A classified balance sheet

A classified balance sheet:

A) Measures a company’s ability to pay its bills on time.
B) Organizes assets and liabilities into important subgroups
C) Presents revenues, expenses, and net income.
D) Reports operating, investing, and financing activities.
E) Reports the effect of profit and withdrawals on owner’s capital.

The correct answer and explanation is :

The correct answer is B) Organizes assets and liabilities into important subgroups.

Explanation:

A classified balance sheet is a financial statement that provides a clear and organized view of a company’s financial position. Unlike a regular balance sheet, which may list assets and liabilities in a less structured manner, a classified balance sheet categorizes these elements into distinct, meaningful subgroups. This organization helps users of the financial statements, such as investors, creditors, and management, to better understand the company’s financial health and structure.
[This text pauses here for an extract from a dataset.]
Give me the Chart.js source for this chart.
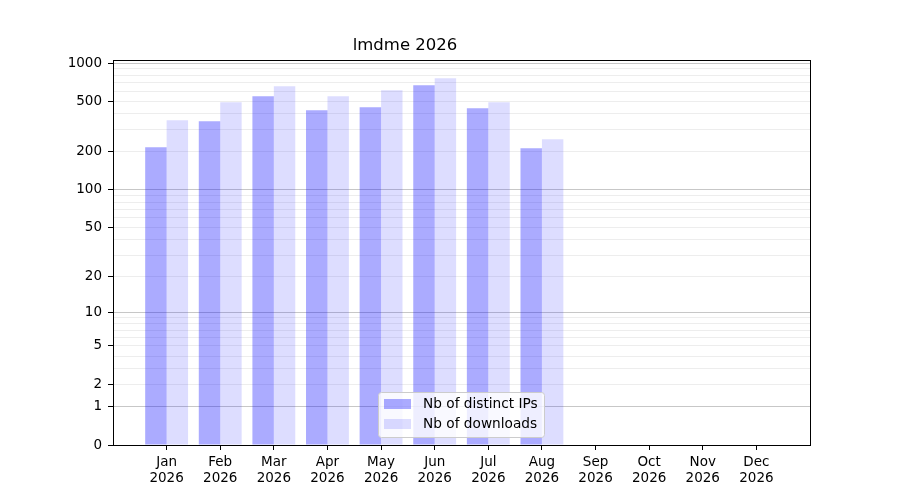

Here are the key subgroups typically found in a classified balance sheet:

  1. Assets:
  • Current Assets: These are assets expected to be converted into cash or used up within a year or within the company’s operating cycle, whichever is longer. Examples include cash, accounts receivable, inventory, and short-term investments.
  • Non-current Assets (or Long-term Assets): These are assets that are expected to provide benefits beyond one year. Examples include property, plant, equipment (PPE), intangible assets like patents, and long-term investments.
  1. Liabilities:
  • Current Liabilities: These are obligations the company needs to settle within one year. They may include accounts payable, short-term loans, or accrued expenses.
  • Non-current Liabilities: These are long-term obligations, such as long-term loans or bonds payable, that are due after more than one year.
  1. Equity: This section reflects the ownership interest in the company. It includes common stock, retained earnings, and other components of shareholders’ equity.

By classifying the assets, liabilities, and equity, a classified balance sheet gives a clearer picture of a company’s liquidity, financial flexibility, and long-term solvency. This classification helps users assess the business’s ability to meet short-term obligations, invest in growth, and manage long-term debts.

In contrast, the other options (A, C, D, E) refer to different financial statements or concepts not specifically related to the classified balance sheet.